As reported by Antigua News Room, Antigua and Barbuda's Permanent Secretary H.E. Clarence E. Pilgrim has published the concluding installment of his multi-part commentary series examining global conflict and the institutional frameworks needed to address it. In it, he argues that peace is no longer a matter of sentiment — it is a strategic necessity requiring deliberate construction at every level of human organisation.

Pilgrim opens by drawing on earlier entries in the series, which surveyed escalating tensions from the Middle East and Africa to Eastern Europe and fragile states throughout the developing world. His central finding: modern conflict is no longer isolated. It is interconnected, systemic, and global in its consequences.
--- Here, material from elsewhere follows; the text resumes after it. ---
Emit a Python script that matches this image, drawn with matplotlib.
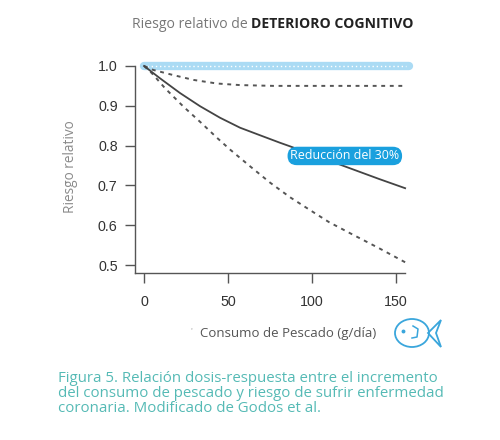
import matplotlib
matplotlib.use("Agg")
import matplotlib.pyplot as plt
from matplotlib.patches import Ellipse, Polygon
from matplotlib.lines import Line2D

# ---- data ----
x_solid = [0, 9.5, 21.4, 33.3, 45.2, 57.1, 69, 81, 87, 100, 122.6, 140, 155.4]
y_solid = [1.0, 0.969, 0.932, 0.899, 0.870, 0.845, 0.826, 0.807, 0.798, 0.778, 0.743, 0.716, 0.693]

x_upper = [0, 5.5, 17.5, 29.4, 43.3, 57, 77, 100, 130, 155]
y_upper = [1.0, 0.990, 0.977, 0.965, 0.956, 0.952, 0.950, 0.950, 0.950, 0.950]

x_lower = [0, 4.6, 12.5, 23.4, 34.3, 43.3, 51.2, 63.1, 75, 87, 98.8, 110, 122.6, 140, 155.4]
y_lower = [1.0, 0.982, 0.944, 0.898, 0.856, 0.820, 0.790, 0.748, 0.707, 0.670, 0.638, 0.608, 0.580, 0.542, 0.507]

x_ref = [0, 158]
y_ref = [1.0, 1.0]

xticks = [0, 50, 100, 150]
yticks = [0.5, 0.6, 0.7, 0.8, 0.9, 1.0]
ytick_labels = ["0.5", "0.6", "0.7", "0.8", "0.9", "1.0"]

label_text = "Reducción del 30%"
label_pos = (119.5, 0.774)

fig = plt.figure(figsize=(5.0, 4.4), dpi=100)
fig.patch.set_facecolor("white")

W, H = 500, 440
def fx(px):
    return px / W
def fy(py):
    return 1 - py / H

ax = fig.add_axes([fx(135), fy(273), fx(410) - fx(135), fy(60) - fy(273)])
ax.set_xlim(-5.4, 158.3)
ax.set_ylim(0.48, 1.015)
ax.set_facecolor("none")

for s in ["top", "right"]:
    ax.spines[s].set_visible(False)
ax.spines["left"].set_bounds(0.48, 1.0)
ax.spines["bottom"].set_bounds(-5.4, 155.5)
for s in ["left", "bottom"]:
    ax.spines[s].set_color("#555555")
    ax.spines[s].set_linewidth(1.0)

ax.set_xticks(xticks)
ax.set_xticklabels([str(t) for t in xticks])
ax.set_yticks(yticks)
ax.set_yticklabels(ytick_labels)
ax.tick_params(axis="both", colors="#555555", labelcolor="#333333",
               labelsize=10.3, length=7.5, width=1.0, pad=5)
ax.tick_params(axis="x", pad=8)
for lab in ax.get_xticklabels() + ax.get_yticklabels():
    lab.set_family("Liberation Sans")

# reference band at RR = 1
ax.plot(x_ref, y_ref, color="#abdbf4", lw=6, solid_capstyle="round",
        zorder=2, clip_on=False)
ax.plot([1.5, 156], y_ref, color="white", lw=1.0, ls=(0, (1, 2)), zorder=3,
        clip_on=False)

# curves
ax.plot(x_upper, y_upper, color="#555555", lw=1.4, ls=(0, (2, 2.4)), zorder=4)
ax.plot(x_lower, y_lower, color="#555555", lw=1.4, ls=(0, (2, 2.4)), zorder=4)
ax.plot(x_solid, y_solid, color="#444444", lw=1.3, zorder=4)

ax.text(label_pos[0], label_pos[1], label_text, ha="center", va="center",
        color="white", fontsize=8.9, family="Open Sans", zorder=6,
        bbox=dict(boxstyle="round,pad=0.22,rounding_size=0.75",
                  fc="#1aa0de", ec="none"))

# y label
fig.text(fx(70), fy(167), "Riesgo relativo", color="#8a8a8a", fontsize=9.8,
         family="Open Sans", rotation=90, ha="center", va="center")

# title
t1 = fig.text(fx(132), fy(24), "Riesgo relativo de ", color="#777777",
              fontsize=10.1, family="Open Sans", ha="left", va="center")
fig.canvas.draw()
bb = t1.get_window_extent()
fig.text(bb.x1 / W, fy(24), "DETERIORO COGNITIVO", color="#222222",
         fontsize=10.1, family="Open Sans", fontweight="bold",
         ha="left", va="center")

# x label
fig.text(fx(191), fy(331), "'", color="#999999", fontsize=6,
         family="Open Sans", ha="center", va="center")
fig.text(fx(200), fy(333), "Consumo de Pescado (g/día)", color="#555555",
         fontsize=9.5, family="Open Sans", ha="left", va="center")

# fish icon
fish_c = "#3aa6dc"
body = Ellipse((fx(412), fy(333)), fx(34), 28 / H, fill=False,
               ec=fish_c, lw=1.3, transform=fig.transFigure)
fig.add_artist(body)
tail = Polygon([[fx(428), fy(333)], [fx(441), fy(320)], [fx(436), fy(333)],
                [fx(441), fy(347)]], closed=True, fill=False, ec=fish_c,
               lw=1.3, transform=fig.transFigure)
fig.add_artist(tail)
fig.add_artist(Line2D([fx(403)], [fy(331)], marker="o", ms=1.8, color=fish_c,
                      transform=fig.transFigure))
fig.add_artist(Line2D([fx(413), fx(418), fx(417), fx(412)],
                      [fy(326), fy(329), fy(337), fy(338)],
                      color=fish_c, lw=1.1, transform=fig.transFigure))

# caption
caption = ("Figura 5. Relación dosis-respuesta entre el incremento\n"
           "del consumo de pescado y riesgo de sufrir enfermedad\n"
           "coronaria. Modificado de Godos et al.")
fig.text(fx(58), fy(371), caption, color="#55bab5", fontsize=10.8,
         family="Open Sans", ha="left", va="top", linespacing=1.02)

fig.savefig("out.png", dpi=100, facecolor="white")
"Peace does not endure by sentiment alone; it must be deliberately built, structured, and sustained," he writes.

The commentary advances three interdependent principles as the foundation of any durable global order: peace among nations, peace among peoples, and peace with the natural environment. Pilgrim frames these not as abstract ideals but as concrete conditions required for stability, prosperity, and the continued advancement of human civilisation.
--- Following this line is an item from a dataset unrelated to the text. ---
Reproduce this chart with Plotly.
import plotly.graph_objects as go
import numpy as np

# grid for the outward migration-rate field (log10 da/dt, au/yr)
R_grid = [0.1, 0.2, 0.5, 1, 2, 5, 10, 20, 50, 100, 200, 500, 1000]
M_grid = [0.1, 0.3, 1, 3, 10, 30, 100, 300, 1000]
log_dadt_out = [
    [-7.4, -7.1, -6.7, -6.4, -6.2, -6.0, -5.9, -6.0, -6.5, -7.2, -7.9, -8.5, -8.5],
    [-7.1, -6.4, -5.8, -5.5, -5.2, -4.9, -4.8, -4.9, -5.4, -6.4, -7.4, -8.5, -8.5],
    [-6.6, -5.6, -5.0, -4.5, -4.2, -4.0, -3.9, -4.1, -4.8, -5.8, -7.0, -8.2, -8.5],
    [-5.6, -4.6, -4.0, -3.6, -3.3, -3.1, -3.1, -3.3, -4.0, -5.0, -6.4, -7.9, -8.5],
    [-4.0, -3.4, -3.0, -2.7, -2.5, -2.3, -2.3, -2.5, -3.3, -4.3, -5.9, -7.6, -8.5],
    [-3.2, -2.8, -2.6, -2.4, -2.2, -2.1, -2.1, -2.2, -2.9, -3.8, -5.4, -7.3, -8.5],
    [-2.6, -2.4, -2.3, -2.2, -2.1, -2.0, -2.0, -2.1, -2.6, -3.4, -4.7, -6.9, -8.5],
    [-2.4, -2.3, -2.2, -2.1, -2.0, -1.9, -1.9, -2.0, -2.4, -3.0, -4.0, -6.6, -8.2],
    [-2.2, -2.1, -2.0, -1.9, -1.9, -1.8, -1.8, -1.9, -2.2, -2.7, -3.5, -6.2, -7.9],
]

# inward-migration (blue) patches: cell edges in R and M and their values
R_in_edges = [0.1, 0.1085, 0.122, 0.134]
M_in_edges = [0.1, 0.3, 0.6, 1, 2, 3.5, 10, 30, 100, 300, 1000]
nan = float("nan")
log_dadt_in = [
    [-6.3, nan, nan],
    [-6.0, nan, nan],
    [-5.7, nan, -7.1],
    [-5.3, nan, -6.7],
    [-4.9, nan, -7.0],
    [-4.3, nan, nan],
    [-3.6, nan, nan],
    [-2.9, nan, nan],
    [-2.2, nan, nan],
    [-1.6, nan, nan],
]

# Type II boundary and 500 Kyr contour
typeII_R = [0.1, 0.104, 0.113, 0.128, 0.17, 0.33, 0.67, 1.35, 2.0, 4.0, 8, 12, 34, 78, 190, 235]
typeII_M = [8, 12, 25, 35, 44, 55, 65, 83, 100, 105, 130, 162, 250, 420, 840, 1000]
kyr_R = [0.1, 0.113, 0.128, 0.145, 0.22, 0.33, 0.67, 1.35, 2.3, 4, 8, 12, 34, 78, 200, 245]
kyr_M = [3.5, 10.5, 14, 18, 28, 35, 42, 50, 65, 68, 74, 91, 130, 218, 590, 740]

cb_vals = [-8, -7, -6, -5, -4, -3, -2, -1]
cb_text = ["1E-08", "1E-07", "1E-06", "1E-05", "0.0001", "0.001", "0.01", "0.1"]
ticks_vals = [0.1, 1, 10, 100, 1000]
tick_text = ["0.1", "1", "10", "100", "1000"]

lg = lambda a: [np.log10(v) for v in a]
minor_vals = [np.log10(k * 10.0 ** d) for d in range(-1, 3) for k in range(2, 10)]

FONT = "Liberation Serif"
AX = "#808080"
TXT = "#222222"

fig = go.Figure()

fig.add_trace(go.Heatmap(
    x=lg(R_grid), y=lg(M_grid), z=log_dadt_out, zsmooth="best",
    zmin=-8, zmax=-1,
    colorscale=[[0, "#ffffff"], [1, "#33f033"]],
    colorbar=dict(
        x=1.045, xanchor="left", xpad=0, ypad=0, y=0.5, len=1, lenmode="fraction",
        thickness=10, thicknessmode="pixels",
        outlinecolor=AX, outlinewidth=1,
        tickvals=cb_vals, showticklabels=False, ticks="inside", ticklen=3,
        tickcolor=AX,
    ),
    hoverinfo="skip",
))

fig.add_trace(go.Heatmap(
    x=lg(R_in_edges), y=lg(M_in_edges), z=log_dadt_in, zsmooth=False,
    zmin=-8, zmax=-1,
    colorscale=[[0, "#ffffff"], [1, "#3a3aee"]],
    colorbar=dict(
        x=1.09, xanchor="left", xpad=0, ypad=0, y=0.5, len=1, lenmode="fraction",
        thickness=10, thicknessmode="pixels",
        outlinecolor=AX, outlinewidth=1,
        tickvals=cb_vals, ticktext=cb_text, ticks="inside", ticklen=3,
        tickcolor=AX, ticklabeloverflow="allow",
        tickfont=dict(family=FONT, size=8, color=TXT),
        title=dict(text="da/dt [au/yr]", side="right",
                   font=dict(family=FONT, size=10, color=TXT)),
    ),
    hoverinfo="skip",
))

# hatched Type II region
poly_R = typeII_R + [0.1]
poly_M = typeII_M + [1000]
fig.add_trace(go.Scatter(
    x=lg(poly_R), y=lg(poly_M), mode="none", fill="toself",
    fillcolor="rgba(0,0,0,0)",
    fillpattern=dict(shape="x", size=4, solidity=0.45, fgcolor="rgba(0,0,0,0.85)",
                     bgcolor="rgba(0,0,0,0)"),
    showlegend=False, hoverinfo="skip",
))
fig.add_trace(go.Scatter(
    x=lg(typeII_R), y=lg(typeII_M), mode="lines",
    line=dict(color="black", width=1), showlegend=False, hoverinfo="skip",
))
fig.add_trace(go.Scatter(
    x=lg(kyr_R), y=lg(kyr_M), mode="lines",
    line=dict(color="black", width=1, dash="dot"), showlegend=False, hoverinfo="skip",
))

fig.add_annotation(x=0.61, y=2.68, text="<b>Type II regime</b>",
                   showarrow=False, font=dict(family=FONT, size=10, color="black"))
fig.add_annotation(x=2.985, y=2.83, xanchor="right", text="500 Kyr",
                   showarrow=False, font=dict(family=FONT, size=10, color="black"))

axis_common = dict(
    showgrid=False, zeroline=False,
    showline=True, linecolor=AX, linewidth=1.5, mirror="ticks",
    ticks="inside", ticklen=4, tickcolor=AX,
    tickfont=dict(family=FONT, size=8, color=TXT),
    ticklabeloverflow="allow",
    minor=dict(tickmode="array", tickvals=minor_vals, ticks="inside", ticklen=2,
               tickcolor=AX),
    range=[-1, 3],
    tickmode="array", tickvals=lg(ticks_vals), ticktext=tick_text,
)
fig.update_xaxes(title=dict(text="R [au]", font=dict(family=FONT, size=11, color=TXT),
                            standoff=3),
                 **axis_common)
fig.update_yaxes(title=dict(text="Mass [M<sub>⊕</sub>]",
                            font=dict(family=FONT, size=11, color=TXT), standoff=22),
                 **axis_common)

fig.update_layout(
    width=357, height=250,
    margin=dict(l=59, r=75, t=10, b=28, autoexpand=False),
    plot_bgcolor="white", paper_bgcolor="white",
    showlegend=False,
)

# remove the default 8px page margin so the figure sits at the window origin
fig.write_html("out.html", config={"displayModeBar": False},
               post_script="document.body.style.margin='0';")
Central to his argument is the need to reform the United Nations. While acknowledging the organisation's unmatched scope — comprising 193 member states — Pilgrim contends that its structure still reflects the geopolitical realities of 1945. Institutions that fail to evolve, he warns, risk losing legitimacy, and weakened legitimacy erodes compliance. He calls for a re-examination of the Security Council's composition and functioning, and for removing procedural constraints that render collective action ineffective.
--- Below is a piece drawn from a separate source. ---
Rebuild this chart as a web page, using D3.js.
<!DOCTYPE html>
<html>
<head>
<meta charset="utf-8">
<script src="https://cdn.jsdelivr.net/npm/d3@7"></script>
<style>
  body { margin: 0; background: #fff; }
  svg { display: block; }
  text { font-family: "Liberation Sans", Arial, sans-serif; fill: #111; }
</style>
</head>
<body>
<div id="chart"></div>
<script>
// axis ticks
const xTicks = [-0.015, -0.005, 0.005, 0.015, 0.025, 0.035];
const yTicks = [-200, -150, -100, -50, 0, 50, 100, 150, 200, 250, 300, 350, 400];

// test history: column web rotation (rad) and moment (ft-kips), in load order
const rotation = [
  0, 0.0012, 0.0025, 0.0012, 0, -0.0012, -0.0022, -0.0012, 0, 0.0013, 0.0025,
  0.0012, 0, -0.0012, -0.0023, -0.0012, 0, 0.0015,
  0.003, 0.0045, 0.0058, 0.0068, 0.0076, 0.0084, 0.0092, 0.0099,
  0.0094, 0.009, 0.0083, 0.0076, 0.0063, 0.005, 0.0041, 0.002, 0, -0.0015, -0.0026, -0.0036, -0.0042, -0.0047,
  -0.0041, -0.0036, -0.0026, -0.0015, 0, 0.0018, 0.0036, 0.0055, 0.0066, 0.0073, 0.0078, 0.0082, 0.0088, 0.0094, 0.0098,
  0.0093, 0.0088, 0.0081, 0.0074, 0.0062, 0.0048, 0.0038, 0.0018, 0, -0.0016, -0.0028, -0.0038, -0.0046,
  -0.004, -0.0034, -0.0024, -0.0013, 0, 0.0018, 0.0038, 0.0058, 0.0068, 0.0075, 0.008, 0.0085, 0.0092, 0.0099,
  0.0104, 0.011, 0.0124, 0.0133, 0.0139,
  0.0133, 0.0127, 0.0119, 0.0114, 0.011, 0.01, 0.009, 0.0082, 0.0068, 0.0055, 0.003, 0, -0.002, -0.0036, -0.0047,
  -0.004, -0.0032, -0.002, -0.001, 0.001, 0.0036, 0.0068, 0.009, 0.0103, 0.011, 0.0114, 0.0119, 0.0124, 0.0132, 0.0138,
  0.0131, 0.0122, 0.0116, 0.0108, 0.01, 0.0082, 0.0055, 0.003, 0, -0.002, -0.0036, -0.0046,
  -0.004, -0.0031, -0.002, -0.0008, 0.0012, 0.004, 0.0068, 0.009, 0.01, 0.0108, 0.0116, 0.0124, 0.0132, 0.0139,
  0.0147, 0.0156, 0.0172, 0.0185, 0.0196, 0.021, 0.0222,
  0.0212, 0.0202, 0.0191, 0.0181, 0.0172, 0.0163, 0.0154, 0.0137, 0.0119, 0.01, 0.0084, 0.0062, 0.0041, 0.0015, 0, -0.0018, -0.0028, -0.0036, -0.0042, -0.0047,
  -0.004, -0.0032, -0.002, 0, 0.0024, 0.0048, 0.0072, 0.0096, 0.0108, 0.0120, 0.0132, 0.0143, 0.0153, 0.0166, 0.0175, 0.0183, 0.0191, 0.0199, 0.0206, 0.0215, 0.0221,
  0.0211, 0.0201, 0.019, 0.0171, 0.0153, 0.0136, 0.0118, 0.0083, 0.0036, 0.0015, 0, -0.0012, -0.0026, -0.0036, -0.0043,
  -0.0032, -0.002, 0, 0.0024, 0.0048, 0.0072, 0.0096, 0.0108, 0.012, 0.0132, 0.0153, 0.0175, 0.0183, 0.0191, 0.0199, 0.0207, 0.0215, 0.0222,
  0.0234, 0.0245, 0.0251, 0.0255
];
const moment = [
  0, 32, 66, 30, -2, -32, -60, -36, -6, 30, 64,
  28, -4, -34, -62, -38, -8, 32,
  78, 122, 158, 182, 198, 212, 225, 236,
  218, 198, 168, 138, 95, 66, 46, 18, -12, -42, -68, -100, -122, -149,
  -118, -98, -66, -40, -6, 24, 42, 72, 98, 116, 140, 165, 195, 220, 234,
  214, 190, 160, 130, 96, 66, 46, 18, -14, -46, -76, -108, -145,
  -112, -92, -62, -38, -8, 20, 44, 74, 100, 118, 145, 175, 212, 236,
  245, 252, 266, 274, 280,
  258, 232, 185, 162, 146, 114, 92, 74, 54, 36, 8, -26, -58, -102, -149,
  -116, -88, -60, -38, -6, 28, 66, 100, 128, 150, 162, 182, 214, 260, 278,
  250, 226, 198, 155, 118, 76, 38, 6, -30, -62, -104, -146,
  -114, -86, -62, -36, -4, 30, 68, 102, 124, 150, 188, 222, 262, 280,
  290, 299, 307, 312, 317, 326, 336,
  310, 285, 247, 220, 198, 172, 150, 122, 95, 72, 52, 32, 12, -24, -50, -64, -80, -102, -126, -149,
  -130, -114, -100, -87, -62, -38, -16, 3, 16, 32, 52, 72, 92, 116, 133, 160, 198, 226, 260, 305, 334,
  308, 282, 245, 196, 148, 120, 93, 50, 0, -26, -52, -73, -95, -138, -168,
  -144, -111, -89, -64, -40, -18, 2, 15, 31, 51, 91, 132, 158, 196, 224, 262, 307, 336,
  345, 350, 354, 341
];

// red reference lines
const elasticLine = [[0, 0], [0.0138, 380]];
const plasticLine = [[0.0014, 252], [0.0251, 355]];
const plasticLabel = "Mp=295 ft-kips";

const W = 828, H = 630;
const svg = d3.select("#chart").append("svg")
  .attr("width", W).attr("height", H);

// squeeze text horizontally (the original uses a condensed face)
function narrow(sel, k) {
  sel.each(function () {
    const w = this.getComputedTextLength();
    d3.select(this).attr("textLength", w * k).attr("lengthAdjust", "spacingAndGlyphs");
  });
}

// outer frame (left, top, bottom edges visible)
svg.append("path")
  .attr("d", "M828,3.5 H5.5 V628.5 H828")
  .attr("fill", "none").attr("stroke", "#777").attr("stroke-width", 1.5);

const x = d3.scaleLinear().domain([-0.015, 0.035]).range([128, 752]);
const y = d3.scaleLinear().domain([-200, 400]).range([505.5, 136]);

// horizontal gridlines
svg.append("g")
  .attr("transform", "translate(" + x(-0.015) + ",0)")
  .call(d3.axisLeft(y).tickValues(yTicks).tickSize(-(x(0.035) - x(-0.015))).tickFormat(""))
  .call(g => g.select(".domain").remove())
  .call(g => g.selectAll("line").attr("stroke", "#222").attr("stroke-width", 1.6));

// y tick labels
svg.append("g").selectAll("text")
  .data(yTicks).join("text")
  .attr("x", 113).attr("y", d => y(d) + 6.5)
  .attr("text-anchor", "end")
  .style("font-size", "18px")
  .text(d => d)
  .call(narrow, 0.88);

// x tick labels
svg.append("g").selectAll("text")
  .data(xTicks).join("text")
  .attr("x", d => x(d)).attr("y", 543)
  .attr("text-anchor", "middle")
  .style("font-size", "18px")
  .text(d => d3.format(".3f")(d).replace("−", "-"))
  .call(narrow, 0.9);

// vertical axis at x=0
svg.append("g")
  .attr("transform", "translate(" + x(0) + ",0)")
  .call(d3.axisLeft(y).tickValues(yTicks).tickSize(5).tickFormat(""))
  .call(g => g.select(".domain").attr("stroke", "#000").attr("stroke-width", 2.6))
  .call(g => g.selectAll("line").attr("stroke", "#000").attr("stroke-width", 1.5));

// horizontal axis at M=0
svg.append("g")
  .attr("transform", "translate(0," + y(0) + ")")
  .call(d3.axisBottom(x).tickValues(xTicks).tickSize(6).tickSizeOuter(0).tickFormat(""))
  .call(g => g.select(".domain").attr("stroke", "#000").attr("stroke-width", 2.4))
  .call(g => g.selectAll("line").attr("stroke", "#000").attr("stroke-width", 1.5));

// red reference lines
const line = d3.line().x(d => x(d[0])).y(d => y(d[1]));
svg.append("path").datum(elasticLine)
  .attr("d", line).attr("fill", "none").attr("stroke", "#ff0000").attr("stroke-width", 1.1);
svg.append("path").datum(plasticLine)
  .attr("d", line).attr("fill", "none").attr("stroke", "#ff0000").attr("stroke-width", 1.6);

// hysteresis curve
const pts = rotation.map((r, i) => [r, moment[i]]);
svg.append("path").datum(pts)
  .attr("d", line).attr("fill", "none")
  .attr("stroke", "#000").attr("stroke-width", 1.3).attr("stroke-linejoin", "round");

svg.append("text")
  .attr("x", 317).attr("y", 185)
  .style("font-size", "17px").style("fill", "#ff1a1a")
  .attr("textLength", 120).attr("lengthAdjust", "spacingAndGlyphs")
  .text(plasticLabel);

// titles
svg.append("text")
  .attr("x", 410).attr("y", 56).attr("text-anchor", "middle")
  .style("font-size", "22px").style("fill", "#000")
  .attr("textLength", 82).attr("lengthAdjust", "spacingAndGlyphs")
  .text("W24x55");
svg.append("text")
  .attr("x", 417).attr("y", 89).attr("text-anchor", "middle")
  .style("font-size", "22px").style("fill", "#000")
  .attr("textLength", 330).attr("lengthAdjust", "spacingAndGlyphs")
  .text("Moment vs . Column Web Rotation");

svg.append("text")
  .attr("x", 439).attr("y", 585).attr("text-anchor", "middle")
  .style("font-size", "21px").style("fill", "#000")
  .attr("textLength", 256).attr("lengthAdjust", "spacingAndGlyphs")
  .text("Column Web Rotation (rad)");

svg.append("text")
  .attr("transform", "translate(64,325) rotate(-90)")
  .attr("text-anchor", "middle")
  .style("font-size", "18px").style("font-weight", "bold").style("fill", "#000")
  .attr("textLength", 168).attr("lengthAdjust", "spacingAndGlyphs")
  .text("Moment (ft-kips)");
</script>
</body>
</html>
But global institutions alone, Pilgrim argues, cannot secure lasting peace. Regional bodies must form coordinated partnerships dedicated to dialogue and early dispute resolution. Where regional diplomacy is strong, he writes, conflict can often be prevented before the wider international community is required to respond.

Economic interdependence features prominently in the framework. Nations bound together through trade and shared economic interests, Pilgrim contends, are less inclined toward conflict because stability becomes mutually beneficial. He extends this logic to environmental and scientific cooperation, pointing to the sustainable management of ocean resources, biodiversity protection, and climate systems as collective responsibilities that demand coordination rather than competition. He notes that oceans cover approximately seventy percent of the Earth's surface, yet their potential through the Blue Economy remains only partially realised.

Philosophically, Pilgrim challenges the utilitarian principle of the greatest good for the greatest number, arguing it is insufficient in a world where inequality and exclusion remain deeply linked to instability. The higher standard, he writes, is the pursuit of the greatest possible good for all. "Peace, to be durable, must be inclusive."

The commentary invokes Nelson Mandela and Martin Luther King Jr. as historical evidence that dialogue, justice, and moral clarity can transform societies — and that reconciliation represents strength, not weakness.

Pilgrim also addresses what some have begun calling the "Pilgrim Doctrine," a term he acknowledges is used in certain quarters with skepticism, suggesting his vision is overly ambitious. He accepts the characterisation with humility but not hesitation, noting that many ideas which ultimately shaped human progress were once dismissed as unrealistic.

"The circumstances we now face are not theoretical. They are immediate, measurable, and consequential," he writes. "To respond effectively requires not caution in thinking, but clarity of purpose."

The commentary concludes with a call for the creation of zones of peace — not passive spaces free of conflict, but structured environments in which nations commit to dialogue, cooperation, and mutual respect as primary means of resolving disputes. The choice before the international community, Pilgrim argues, is stark: continue down a path of geopolitical rivalry and fragmented cooperation, or take deliberate steps toward a system built on stability and shared progress.

"If we fail, instability will continue to define this century," he writes. "If we succeed, peace will become not merely an aspiration, but the governing architecture of human progress."

H.E. Clarence E. Pilgrim serves as Permanent Secretary and has contributed this commentary as part of an ongoing series on global peace and international governance.